Multiple outlets are reporting the possibility of a Fielder deal, something that wasn’t likely a week ago. Since then, though, White Sox second baseman Gordon Beckham has found his swing and Daniel Hudson looked impressive in an outing against the Mariners on Monday.
Both are said to be required in any deal that involves Fielder, who would fit the White Sox’s need for a left-handed power hitter they could plug into the designated hitter spot.
Hudson and Beckham would be a high price to pay, but the price to get Fielder doesn’t stop there. He is still owed more than $4 million for the rest of this season and then has one last year of arbitration for the 2011 season.
Estimates are that Fielder could earn as much as $16 million next season alone. If the White Sox don’t try to keep Fielder a second season it would amount to giving up two of their top young players in Hudson and Beckham for a three month rental player. Two months if the White Sox don’t make the postseason.
Denying that the trade landscape has changed, general manager Ken Williams did have a more determined look Wednesday. He had a closed-door session with manager Ozzie Guillen before Wednesday’s game and met with more team personnel in an area off limits to the media.
“When you’re in first place, it’s nicer,” Williams said of the time period immediately before the July 31 non-waiver deadline. “When you’re on the opposite end of the spectrum, it’s not so nice. But we’re always in the same mode. It’s just kind of waiting for other teams to get in the same mode of wanting to do things and be kind of more aggressive along those lines of moving personnel around.”
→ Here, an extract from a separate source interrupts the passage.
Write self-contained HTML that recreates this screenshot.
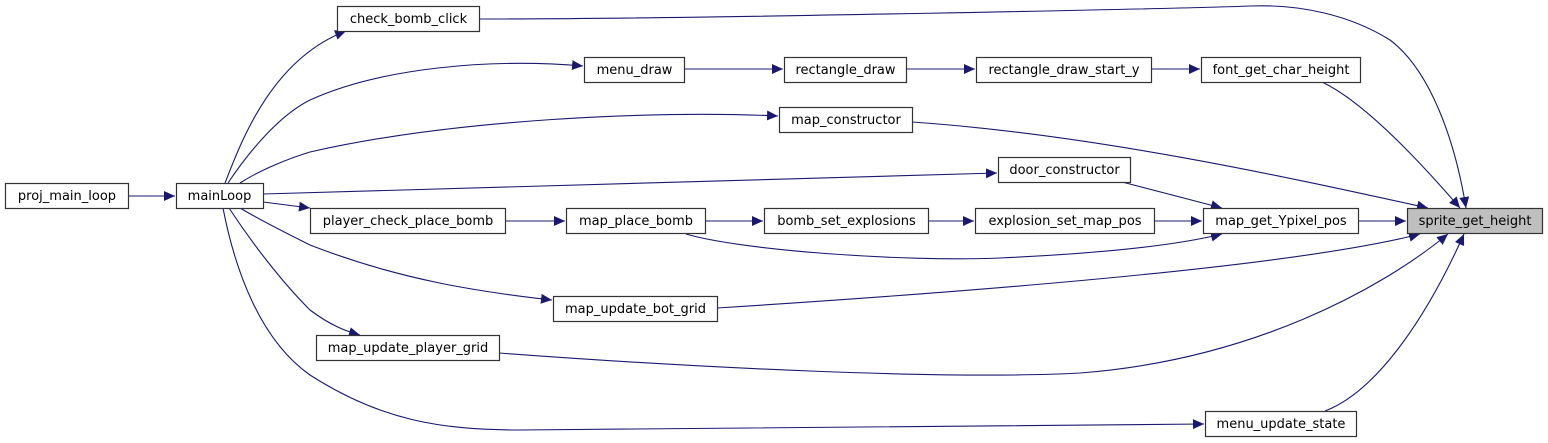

The 26-year-old Fielder drove in 141 runs with the Brewers last season, but he is well off that pace in 2010, with 45 RBIs in 95 games. His 1.014 OPS is down to .902 this season and his .264 batting average is well under his career mark of .281.
The 29-year-old Bautista would be a more affordable alternative to Fielder, but he doesn’t fill the need of a left-handed power hitter. The Blue Jay’s power source leads baseball with 26 home runs. He is one of just 14 players in baseball, before the start of play Wednesday with at least 20 home runs. Paul Konerko (21) is another.
Bautista has about $1 million left on his contract this season, and the Blue Jays aren’t expected to hold out for both Hudson and Beckham in a deal.
As of now, it appears the Williams is more focused on a blockbuster deal and not a reliever or utility player that would round out the roster.
“Because a lot of the minor pieces, the supporting cast for a lack of a better phrase, was put together at the start of the season or in the off-season,” Williams said.
So did Williams really see himself in the position to add players at the end of July when the club was struggling in May?
“Yes, when we were down by 9½ [games] we thought we’d be up by 3½ today,” Williams said with a laugh. “Write that with sarcasm, please.”